PC World Communications Newswire (pcworld@telecom-digest.org)
Tue, 08 Aug 2006 19:34:44 -0500

WASHINGTON-- A desktop PC containing the personal information of up to
36,000 U.S. military veterans has gone missing from U.S. Department of
Veterans Affairs (VA) subcontractor Unisys, the VA announced
yesterday.

The PC may have contained VA patients' names, addresses, Social
Security Numbers, dates of birth, insurance carriers and billing
information, dates of military service, and claims data that may
include some medical information, the VA said. Unisys notified the VA
on Thursday that the computer was missing from the subcontractor's
Reston, Virginia, offices.

The VA immediately dispatched a team to Unisys to assist in the search
for computer and to help determine what information it held, the VA
said in a press release.

Similar Situation

The announcement comes after the VA said in late May that a laptop and
hard drive containing the personal data of 26.5 million veterans and
their spouses was stolen from a VA analysts' home. Police recovered
the laptop and hard drive in late June, but the theft set off a series
of hearings in the U.S. Congress about the VA's management and IT
organization, with several lawmakers calling for an overhaul of the
VA's decentralized IT reporting structure.

On Saturday, Montgomery County, Maryland, police announced they had
arrested two Maryland men for the theft of the laptop and hard drive.

In the Unisys case, the VA believes the missing personal records
belong to people who received treatment at the VA's two Pennsylvania
medical centers during the past four years.
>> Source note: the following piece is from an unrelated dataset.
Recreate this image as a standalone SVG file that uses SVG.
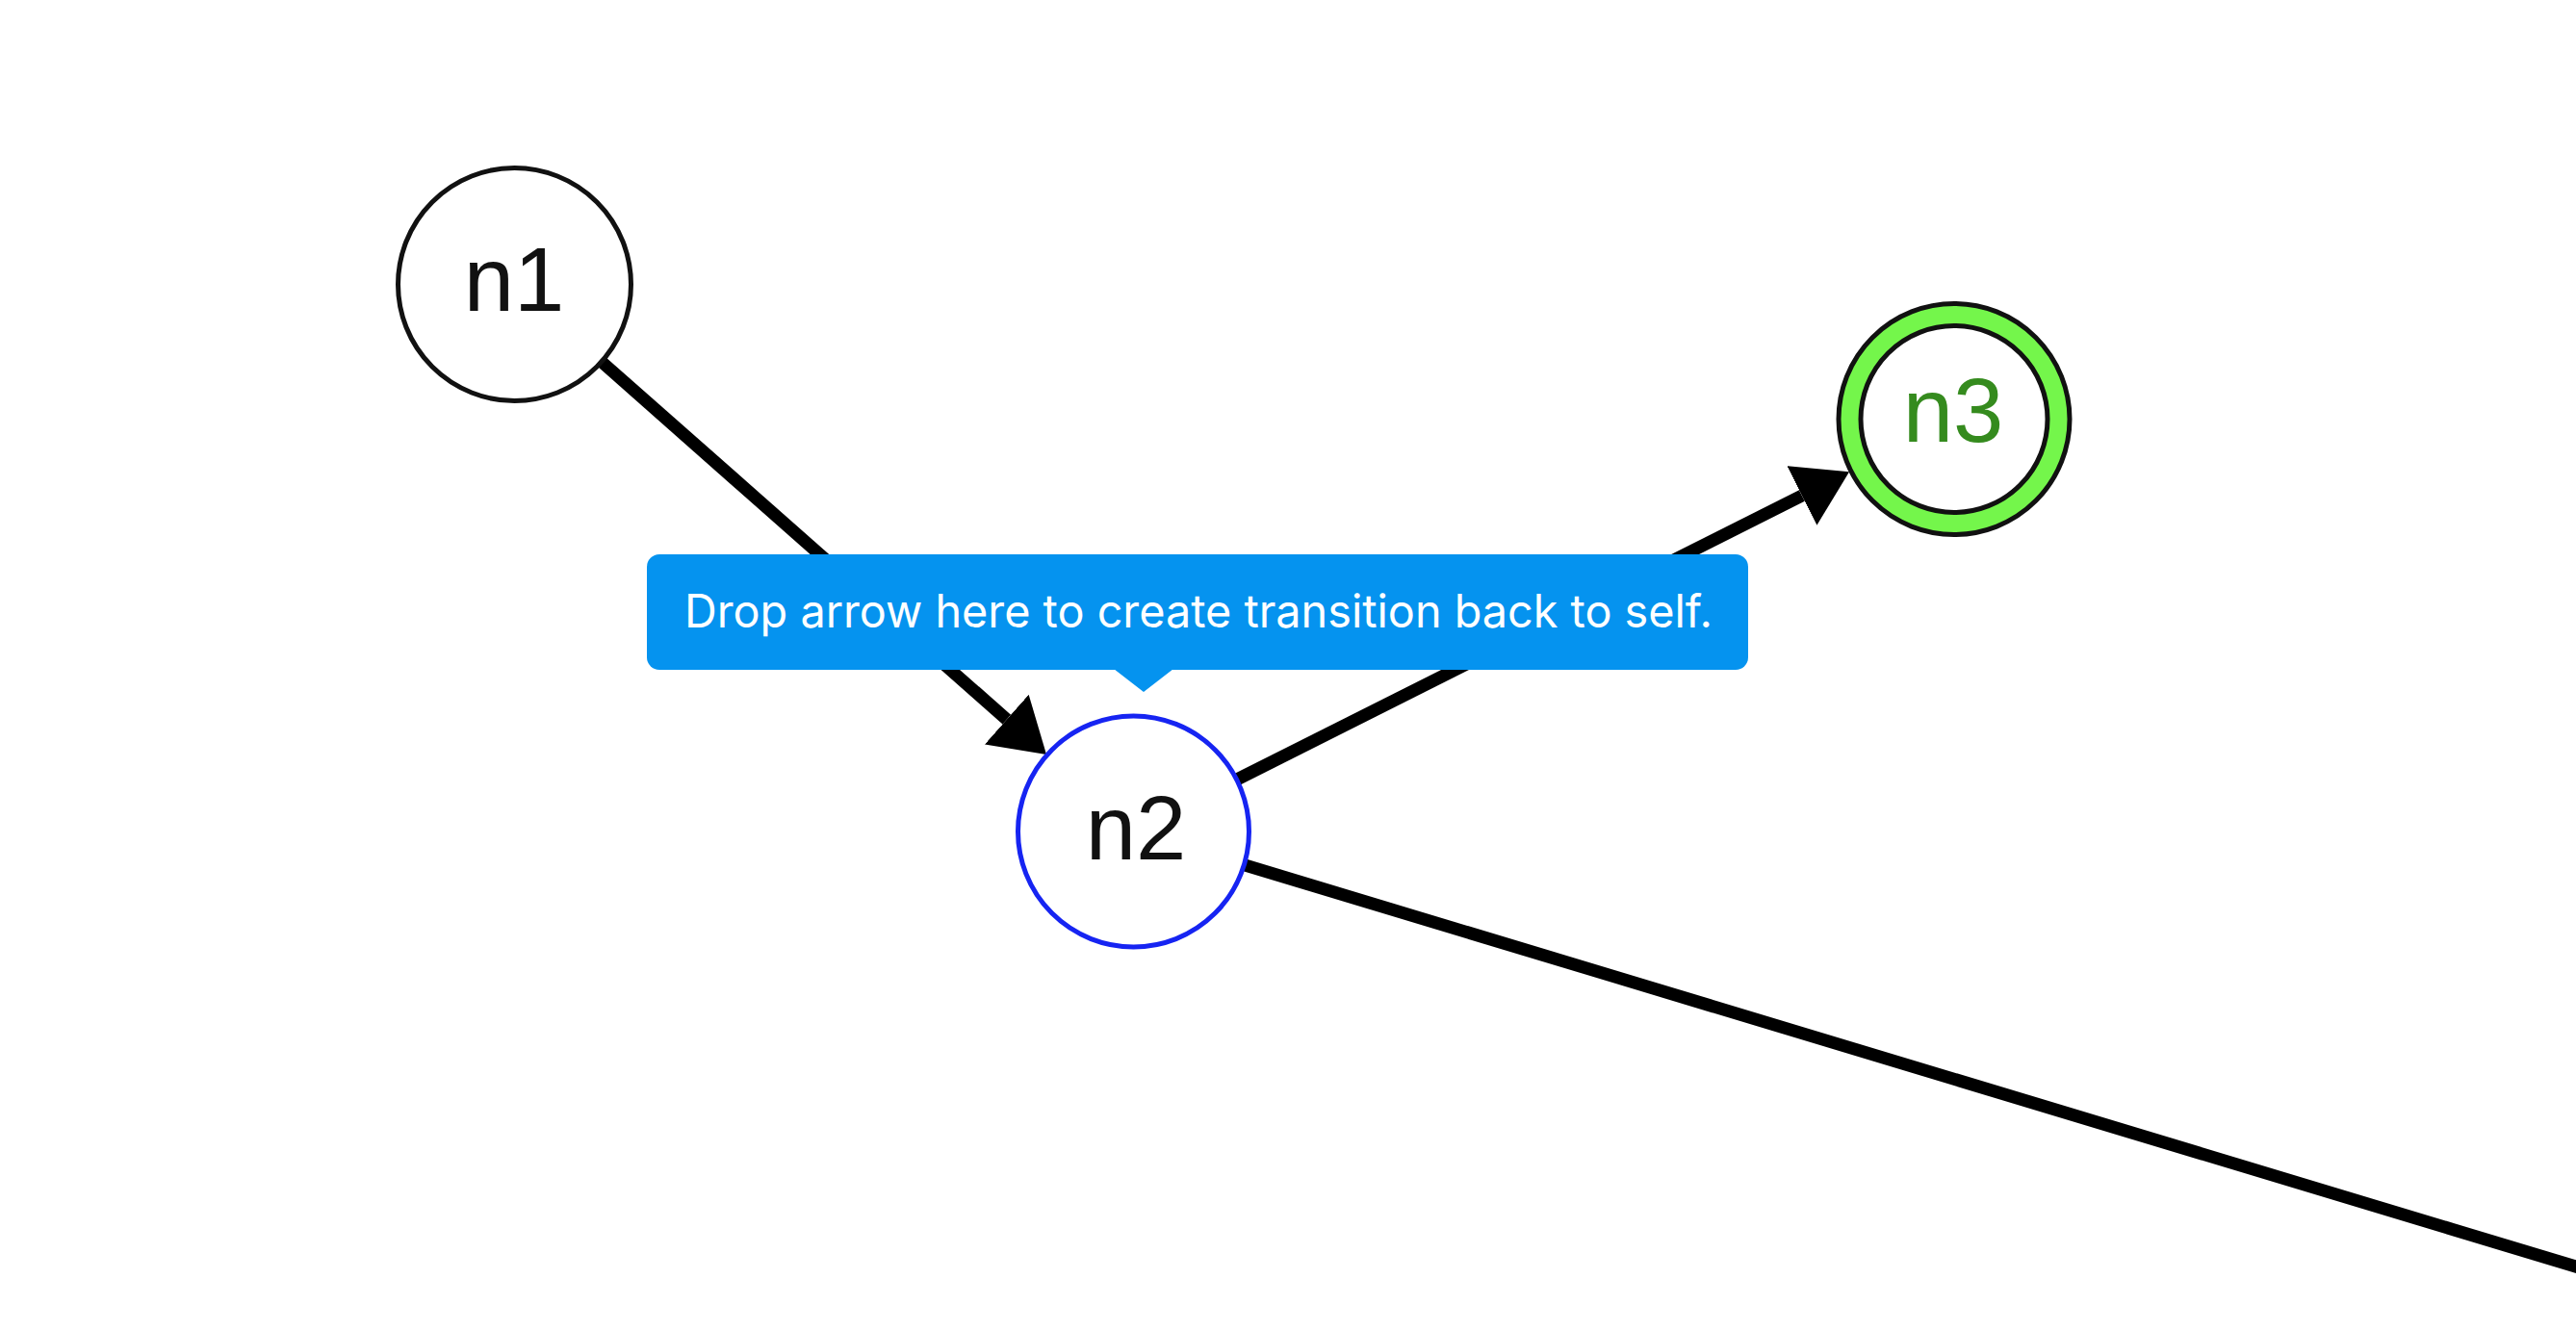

The PC appears to have
contained personal information for about 5000 patients treated at
Philadelphia, about 11,000 patients treated at Pittsburgh, and it may
have also contained information from another 20,000 people treated at
the VA's Pittsburgh medical center. The PC appears to have also
contained information on about 2000 deceased patients, the VA said.

The VA is working with Unisys to offer credit monitoring and
individual notifications to potential victims, the VA said.

"VA is making progress to reform its information technology and
cybersecurity procedures, but this report of a missing computer at a
subcontractor's secure building underscores the complexity of the work
ahead as we establish VA as a leader in data and information
security," VA Secretary R. James Nicholson said in a statement.